What is needed: Write out the material again word for word, dropping any images it holds.

Dataset extract:
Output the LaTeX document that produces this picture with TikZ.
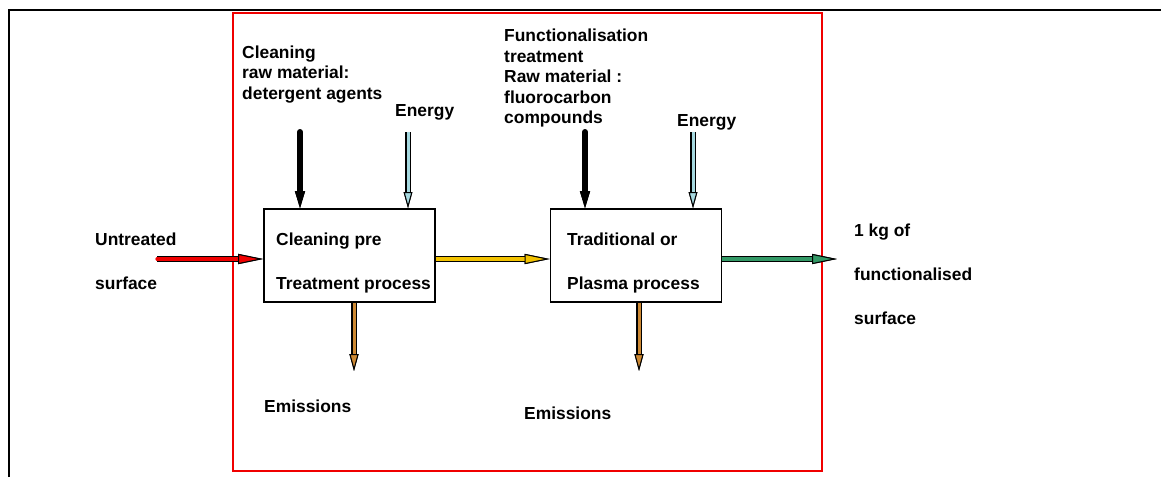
\documentclass[tikz,border=0pt]{standalone}
\usepackage{fontspec}
\setmainfont{Liberation Sans}
\usetikzlibrary{arrows.meta}
\definecolor{cred}{HTML}{F00000}
\definecolor{cyel}{HTML}{F2C200}
\definecolor{cgreen}{HTML}{339966}
\definecolor{cbrown}{HTML}{CC8833}
\definecolor{cblue}{HTML}{A6D9E0}
\tikzset{
  fat/.style n args={5}{line width=#2, draw=#1,
    preaction={draw=black, line width=#3},
    -{Triangle[length=#4, width=#5, fill=#1, color=black, line width=1pt]}},
  procbox/.style={draw=black, line width=1.6pt, minimum width=171pt, minimum height=93pt, inner sep=0pt},
  lbl/.style={anchor=north west, inner sep=0pt, align=left, font=\fontsize{17.4}{20.5}\selectfont\bfseries},
  lblwide/.style={anchor=north west, inner sep=0pt, align=left, font=\fontsize{17.4}{44}\selectfont\bfseries},
}
\begin{document}
\begin{tikzpicture}[x=1pt,y=-1pt]
\useasboundingbox (0,0) rectangle (1161,477);
% frames
\draw[line width=2pt] (9,477) -- (9,10) -- (1161,10);
\draw[cred, line width=2pt] (233,13) rectangle (822,471);
% boxes
\node[procbox] (box1) at (349.5,255.5) {};
\node[procbox] (box2) at (636,255.5) {};
% texts
\node[lbl] (t1) at (242,45.4) {Cleaning\\raw material:\\detergent agents};
\node[lbl] (en1) at (395,104.6) {Energy};
\node[lbl] (t2) at (504,29.1) {Functionalisation\\treatment\\Raw material :\\fluorocarbon\\compounds};
\node[lbl] (en2) at (677,114.6) {Energy};
\node[lblwide] (unt) at (95,232.4) {Untreated\\surface};
\node[lblwide] (b1t) at (276,232.4) {Cleaning pre\\Treatment process};
\node[lblwide] (b2t) at (567,232.4) {Traditional or\\Plasma process};
\node[lblwide] (out) at (854,223.4) {1 kg of\\functionalised\\surface};
\node[lbl] (em1) at (264,399.6) {Emissions};
\node[lbl] (em2) at (524,406.6) {Emissions};
% coordinates
\coordinate (rs) at (157,259);
\coordinate (ge) at (837,259);
\coordinate (r1) at (300,132);
\coordinate (e1) at (408,132);
\coordinate (r2) at (585,132);
\coordinate (e2) at (693,132);
\coordinate (m1) at (354,371);
\coordinate (m2) at (639,371);
% arrows
\draw[fat={cred}{3.2pt}{5.6pt}{25pt}{10pt}, line cap=round] (rs) -- (rs -| box1.west);
\draw[fat={cyel}{3.2pt}{5.6pt}{25pt}{10pt}] (box1.east |- rs) -- (box2.west |- rs);
\draw[fat={cgreen}{3.2pt}{5.6pt}{25pt}{10pt}] (box2.east |- rs) -- (ge);
\draw[fat={black}{6pt}{6pt}{17pt}{10pt}, line cap=round] (r1) -- (r1 |- box1.north);
\draw[fat={black}{6pt}{6pt}{17pt}{10pt}, line cap=round] (r2) -- (r2 |- box2.north);
\draw[fat={cblue}{3pt}{5.4pt}{16pt}{8.5pt}] (e1) -- (e1 |- box1.north);
\draw[fat={cblue}{3pt}{5.4pt}{16pt}{8.5pt}] (e2) -- (e2 |- box2.north);
\draw[fat={cbrown}{3pt}{5.4pt}{17pt}{9pt}] (m1 |- box1.south) -- (m1);
\draw[fat={cbrown}{3pt}{5.4pt}{17pt}{9pt}] (m2 |- box2.south) -- (m2);
\end{tikzpicture}
\end{document}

Correct answer:
Output the LaTeX document that produces this picture with TikZ.
\documentclass[tikz,border=0pt]{standalone}
\usepackage{fontspec}
\setmainfont{Liberation Sans}
\usetikzlibrary{arrows.meta}
\definecolor{cred}{HTML}{F00000}
\definecolor{cyel}{HTML}{F2C200}
\definecolor{cgreen}{HTML}{339966}
\definecolor{cbrown}{HTML}{CC8833}
\definecolor{cblue}{HTML}{A6D9E0}
\tikzset{
  fat/.style n args={5}{line width=#2, draw=#1,
    preaction={draw=black, line width=#3},
    -{Triangle[length=#4, width=#5, fill=#1, color=black, line width=1pt]}},
  procbox/.style={draw=black, line width=1.6pt, minimum width=171pt, minimum height=93pt, inner sep=0pt},
  lbl/.style={anchor=north west, inner sep=0pt, align=left, font=\fontsize{17.4}{20.5}\selectfont\bfseries},
  lblwide/.style={anchor=north west, inner sep=0pt, align=left, font=\fontsize{17.4}{44}\selectfont\bfseries},
}
\begin{document}
\begin{tikzpicture}[x=1pt,y=-1pt]
\useasboundingbox (0,0) rectangle (1161,477);
% frames
\draw[line width=2pt] (9,477) -- (9,10) -- (1161,10);
\draw[cred, line width=2pt] (233,13) rectangle (822,471);
% boxes
\node[procbox] (box1) at (349.5,255.5) {};
\node[procbox] (box2) at (636,255.5) {};
% texts
\node[lbl] (t1) at (242,45.4) {Cleaning\\raw material:\\detergent agents};
\node[lbl] (en1) at (395,104.6) {Energy};
\node[lbl] (t2) at (504,29.1) {Functionalisation\\treatment\\Raw material :\\fluorocarbon\\compounds};
\node[lbl] (en2) at (677,114.6) {Energy};
\node[lblwide] (unt) at (95,232.4) {Untreated\\surface};
\node[lblwide] (b1t) at (276,232.4) {Cleaning pre\\Treatment process};
\node[lblwide] (b2t) at (567,232.4) {Traditional or\\Plasma process};
\node[lblwide] (out) at (854,223.4) {1 kg of\\functionalised\\surface};
\node[lbl] (em1) at (264,399.6) {Emissions};
\node[lbl] (em2) at (524,406.6) {Emissions};
% coordinates
\coordinate (rs) at (157,259);
\coordinate (ge) at (837,259);
\coordinate (r1) at (300,132);
\coordinate (e1) at (408,132);
\coordinate (r2) at (585,132);
\coordinate (e2) at (693,132);
\coordinate (m1) at (354,371);
\coordinate (m2) at (639,371);
% arrows
\draw[fat={cred}{3.2pt}{5.6pt}{25pt}{10pt}, line cap=round] (rs) -- (rs -| box1.west);
\draw[fat={cyel}{3.2pt}{5.6pt}{25pt}{10pt}] (box1.east |- rs) -- (box2.west |- rs);
\draw[fat={cgreen}{3.2pt}{5.6pt}{25pt}{10pt}] (box2.east |- rs) -- (ge);
\draw[fat={black}{6pt}{6pt}{17pt}{10pt}, line cap=round] (r1) -- (r1 |- box1.north);
\draw[fat={black}{6pt}{6pt}{17pt}{10pt}, line cap=round] (r2) -- (r2 |- box2.north);
\draw[fat={cblue}{3pt}{5.4pt}{16pt}{8.5pt}] (e1) -- (e1 |- box1.north);
\draw[fat={cblue}{3pt}{5.4pt}{16pt}{8.5pt}] (e2) -- (e2 |- box2.north);
\draw[fat={cbrown}{3pt}{5.4pt}{17pt}{9pt}] (m1 |- box1.south) -- (m1);
\draw[fat={cbrown}{3pt}{5.4pt}{17pt}{9pt}] (m2 |- box2.south) -- (m2);
\end{tikzpicture}
\end{document}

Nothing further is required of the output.